Task instructions
Your task is to copy the listing exactly. Drop any pictures from the copy.

Raw data
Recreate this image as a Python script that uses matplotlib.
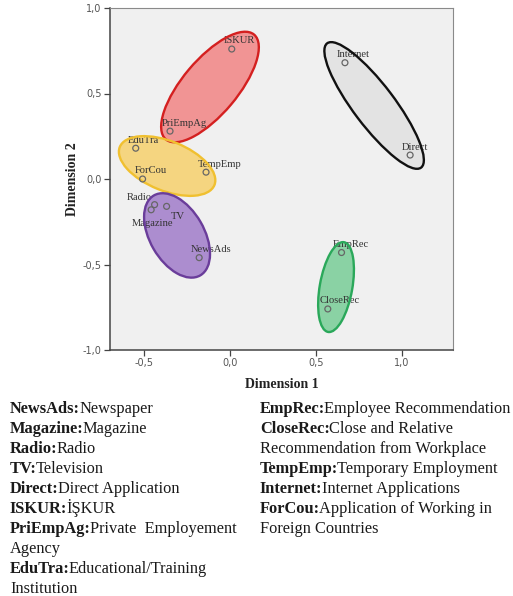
import matplotlib
matplotlib.use("Agg")
import matplotlib.pyplot as plt
from matplotlib.patches import Ellipse
from matplotlib.ticker import FuncFormatter, MultipleLocator

# job search channels, 2-D MDS coordinates
labels = ["ISKUR", "PriEmpAg", "EduTra", "ForCou", "TempEmp", "Internet", "Direct",
          "Radio", "Magazine", "TV", "NewsAds", "EmpRec", "CloseRec"]
dim1 = [0.01, -0.35, -0.55, -0.51, -0.14, 0.67, 1.05,
        -0.44, -0.46, -0.37, -0.18, 0.65, 0.57]
dim2 = [0.76, 0.28, 0.18, 0.00, 0.04, 0.68, 0.14,
        -0.15, -0.18, -0.16, -0.46, -0.43, -0.76]

# cluster ellipses: centre, full width, full height, angle
clu_x = [-0.117, 0.84, -0.367, -0.309, 0.618]
clu_y = [0.538, 0.43, 0.076, -0.330, -0.632]
clu_w = [0.80, 0.91, 0.595, 0.54, 0.533]
clu_h = [0.32, 0.24, 0.29, 0.316, 0.19]
clu_ang = [50, -53, -22, -60, 80]
clu_face = ["#f28a8a", "#e2e2e2", "#f6d374", "#a582cc", "#7fcf9c"]
clu_edge = ["#d42020", "#111111", "#f0c030", "#6a3d9a", "#2aa85a"]

left_lines = [("NewsAds:", "Newspaper"), ("Magazine:", "Magazine"), ("Radio:", "Radio"),
              ("TV:", "Television"), ("Direct:", "Direct Application"), ("ISKUR:", "İŞKUR"),
              ("PriEmpAg:", "Private  Employement"), ("", "Agency"),
              ("EduTra:", "Educational/Training"), ("", "Institution")]
right_lines = [("EmpRec:", "Employee Recommendation"), ("CloseRec:", "Close and Relative"),
               ("", "Recommendation from Workplace"), ("TempEmp:", "Temporary Employment"),
               ("Internet:", "Internet Applications"), ("ForCou:", "Application of Working in"),
               ("", "Foreign Countries")]

# label offsets (points) relative to each marker
offs = {"Radio": (-20, 3), "Magazine": (-14, -12), "TV": (3, -9)}

W, H = 513, 596
fig = plt.figure(figsize=(W / 100, H / 100), dpi=100)
ax = fig.add_axes([110 / W, 1 - 350 / H, 343 / W, 342 / H])
ax.set_facecolor("#f0f0f0")
ax.set_xlim(-0.7, 1.3)
ax.set_ylim(-1.0, 1.0)

for cx, cy, w, h, a, fc, ec in zip(clu_x, clu_y, clu_w, clu_h, clu_ang, clu_face, clu_edge):
    ax.add_patch(Ellipse((cx, cy), w, h, angle=a, facecolor=fc, alpha=0.9,
                         edgecolor="none", zorder=1))
    ax.add_patch(Ellipse((cx, cy), w, h, angle=a, facecolor="none",
                         edgecolor=ec, lw=1.7, zorder=4))

for x, y, lab in zip(dim1, dim2, labels):
    dx, dy = offs.get(lab, (-6, 4))
    ax.annotate(lab, (x, y), xytext=(dx, dy), textcoords="offset points",
                fontsize=7.6, family="Liberation Serif", color="#333333", zorder=2)

ax.scatter(dim1, dim2, s=18, facecolors="none", edgecolors="#666666", linewidths=0.9, zorder=5)

ax.xaxis.set_major_locator(MultipleLocator(0.5))
ax.yaxis.set_major_locator(MultipleLocator(0.5))
fmt = FuncFormatter(lambda v, p: f"{v:.1f}".replace(".", ","))
ax.xaxis.set_major_formatter(fmt)
ax.yaxis.set_major_formatter(fmt)
ax.tick_params(direction="out", length=4, width=0.9, labelsize=7, colors="#444444",
               labelcolor="#555555", pad=2)
for s in ["top", "right"]:
    ax.spines[s].set_color("#8a8a8a")
for s in ["left", "bottom"]:
    ax.spines[s].set_color("#444444")
    ax.spines[s].set_linewidth(1.1)

ax.set_xlabel("Dimension 1", family="Liberation Serif", fontweight="bold", fontsize=10,
              color="#222222", labelpad=7)
ax.set_ylabel("Dimension 2", family="Liberation Serif", fontweight="bold", fontsize=10,
              color="#222222", labelpad=3)

# key to abbreviations, bold code followed by plain description
renderer = fig.canvas.get_renderer()


def write_block(lines, x0, y0, step=20):
    for i, (key, desc) in enumerate(lines):
        y = 1 - (y0 + i * step) / H
        xx = x0 / W
        if key:
            t = fig.text(xx, y, key, fontsize=11.8, family="Liberation Serif",
                         fontweight="bold", color="#1a1a1a", va="baseline")
            bb = t.get_window_extent(renderer)
            xx = (bb.x1 - 1) / W
        fig.text(xx, y, desc, fontsize=11.8, family="Liberation Serif",
                 color="#1a1a1a", va="baseline")


write_block(left_lines, 10, 413)
write_block(right_lines, 260, 413)

fig.savefig("out.png", dpi=100)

Exercise result
Recreate this image as a Python script that uses matplotlib.
import matplotlib
matplotlib.use("Agg")
import matplotlib.pyplot as plt
from matplotlib.patches import Ellipse
from matplotlib.ticker import FuncFormatter, MultipleLocator

# job search channels, 2-D MDS coordinates
labels = ["ISKUR", "PriEmpAg", "EduTra", "ForCou", "TempEmp", "Internet", "Direct",
          "Radio", "Magazine", "TV", "NewsAds", "EmpRec", "CloseRec"]
dim1 = [0.01, -0.35, -0.55, -0.51, -0.14, 0.67, 1.05,
        -0.44, -0.46, -0.37, -0.18, 0.65, 0.57]
dim2 = [0.76, 0.28, 0.18, 0.00, 0.04, 0.68, 0.14,
        -0.15, -0.18, -0.16, -0.46, -0.43, -0.76]

# cluster ellipses: centre, full width, full height, angle
clu_x = [-0.117, 0.84, -0.367, -0.309, 0.618]
clu_y = [0.538, 0.43, 0.076, -0.330, -0.632]
clu_w = [0.80, 0.91, 0.595, 0.54, 0.533]
clu_h = [0.32, 0.24, 0.29, 0.316, 0.19]
clu_ang = [50, -53, -22, -60, 80]
clu_face = ["#f28a8a", "#e2e2e2", "#f6d374", "#a582cc", "#7fcf9c"]
clu_edge = ["#d42020", "#111111", "#f0c030", "#6a3d9a", "#2aa85a"]

left_lines = [("NewsAds:", "Newspaper"), ("Magazine:", "Magazine"), ("Radio:", "Radio"),
              ("TV:", "Television"), ("Direct:", "Direct Application"), ("ISKUR:", "İŞKUR"),
              ("PriEmpAg:", "Private  Employement"), ("", "Agency"),
              ("EduTra:", "Educational/Training"), ("", "Institution")]
right_lines = [("EmpRec:", "Employee Recommendation"), ("CloseRec:", "Close and Relative"),
               ("", "Recommendation from Workplace"), ("TempEmp:", "Temporary Employment"),
               ("Internet:", "Internet Applications"), ("ForCou:", "Application of Working in"),
               ("", "Foreign Countries")]

# label offsets (points) relative to each marker
offs = {"Radio": (-20, 3), "Magazine": (-14, -12), "TV": (3, -9)}

W, H = 513, 596
fig = plt.figure(figsize=(W / 100, H / 100), dpi=100)
ax = fig.add_axes([110 / W, 1 - 350 / H, 343 / W, 342 / H])
ax.set_facecolor("#f0f0f0")
ax.set_xlim(-0.7, 1.3)
ax.set_ylim(-1.0, 1.0)

for cx, cy, w, h, a, fc, ec in zip(clu_x, clu_y, clu_w, clu_h, clu_ang, clu_face, clu_edge):
    ax.add_patch(Ellipse((cx, cy), w, h, angle=a, facecolor=fc, alpha=0.9,
                         edgecolor="none", zorder=1))
    ax.add_patch(Ellipse((cx, cy), w, h, angle=a, facecolor="none",
                         edgecolor=ec, lw=1.7, zorder=4))

for x, y, lab in zip(dim1, dim2, labels):
    dx, dy = offs.get(lab, (-6, 4))
    ax.annotate(lab, (x, y), xytext=(dx, dy), textcoords="offset points",
                fontsize=7.6, family="Liberation Serif", color="#333333", zorder=2)

ax.scatter(dim1, dim2, s=18, facecolors="none", edgecolors="#666666", linewidths=0.9, zorder=5)

ax.xaxis.set_major_locator(MultipleLocator(0.5))
ax.yaxis.set_major_locator(MultipleLocator(0.5))
fmt = FuncFormatter(lambda v, p: f"{v:.1f}".replace(".", ","))
ax.xaxis.set_major_formatter(fmt)
ax.yaxis.set_major_formatter(fmt)
ax.tick_params(direction="out", length=4, width=0.9, labelsize=7, colors="#444444",
               labelcolor="#555555", pad=2)
for s in ["top", "right"]:
    ax.spines[s].set_color("#8a8a8a")
for s in ["left", "bottom"]:
    ax.spines[s].set_color("#444444")
    ax.spines[s].set_linewidth(1.1)

ax.set_xlabel("Dimension 1", family="Liberation Serif", fontweight="bold", fontsize=10,
              color="#222222", labelpad=7)
ax.set_ylabel("Dimension 2", family="Liberation Serif", fontweight="bold", fontsize=10,
              color="#222222", labelpad=3)

# key to abbreviations, bold code followed by plain description
renderer = fig.canvas.get_renderer()


def write_block(lines, x0, y0, step=20):
    for i, (key, desc) in enumerate(lines):
        y = 1 - (y0 + i * step) / H
        xx = x0 / W
        if key:
            t = fig.text(xx, y, key, fontsize=11.8, family="Liberation Serif",
                         fontweight="bold", color="#1a1a1a", va="baseline")
            bb = t.get_window_extent(renderer)
            xx = (bb.x1 - 1) / W
        fig.text(xx, y, desc, fontsize=11.8, family="Liberation Serif",
                 color="#1a1a1a", va="baseline")


write_block(left_lines, 10, 413)
write_block(right_lines, 260, 413)

fig.savefig("out.png", dpi=100)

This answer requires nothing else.